I want to show that (exercise 8 in Amann & Escher Analysis 2):
\begin{equation} \log(\Gamma)(1+x) = -Cx + \sum_{k=2}^\infty (-1)^k \frac{\zeta(k)}{k} x^k \end{equation} for $x \in (-1, 1)$, where $C$ is the Euler-Mascheroni constant.

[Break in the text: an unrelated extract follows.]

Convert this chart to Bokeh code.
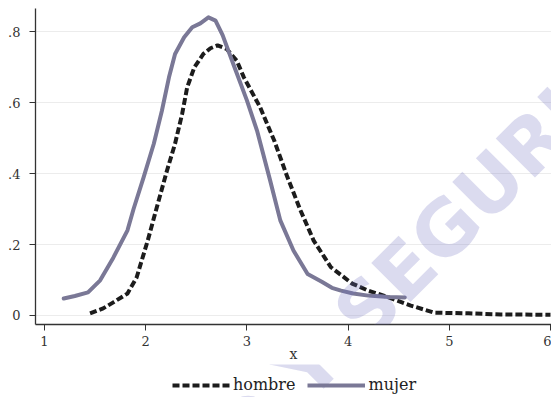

I tried to use the fact that: \begin{equation} \frac{1}{\Gamma(z)} = ze^{Cz}\prod_{k=1}^\infty(1+\frac{z}{k})e^{-z/k} \end{equation} I then tried this: \begin{equation} \log(1/\Gamma(z)) = -\log(\Gamma(z))= \log(z) + Cz + \sum_{k=1}^\infty (\log(1 + z/k) -z/k) = \\ \log(z) + Cz + \sum_{k=1}^\infty (\sum_{i=1}^\infty \frac{(-1)^{i-1}}{i} (\frac{z}{k})^i) - z/k = \log(z) + Cz + \sum_{k=1}^\infty \sum_{i=2}^\infty \frac{(-1)^{i-1}}{i} (\frac{z}{k})^i \end{equation} Hence, I have: \begin{equation} \log(\Gamma(z)) = -\log(z) - Cz + \sum_{k=1}^\infty \sum_{i=2}^\infty \frac{(-1)^{i}}{i} (\frac{z}{k})^i = -\log(z) - Cz + \sum_{i=2}^\infty \frac{(-1)^{i}}{i} \sum_{k=1}^\infty (\frac{z}{k})^i = \\ -\log(z) - Cz + \sum_{i=2}^{\infty} \frac{(-1)^{i} z^i }{i} \cdot \zeta(i) \end{equation} or, alternatively: \begin{equation} \log(\Gamma(1+x)) = -\log(1+x) - C(1+x) + \sum_{i=2}^{\infty} \frac{(-1)^{i} (1+x)^i }{i} \cdot \zeta(i) \end{equation}
And that is where I am stuck. I don't see how I can get rid of $(1+x)^i$ and arrive at $x^i$ in the numerator of the last formula. I am not even sure that the step with the change of summation order that I did can be applied here, given that for $x \in (0, 1)$ we have $|x + 1| > 1$, hence, the series $\sum_{i=2}^\infty \frac{(-1)^{i-1}}{i} (\frac{1+x}{k})^i$ is not converging absolutely. Could someone please help me?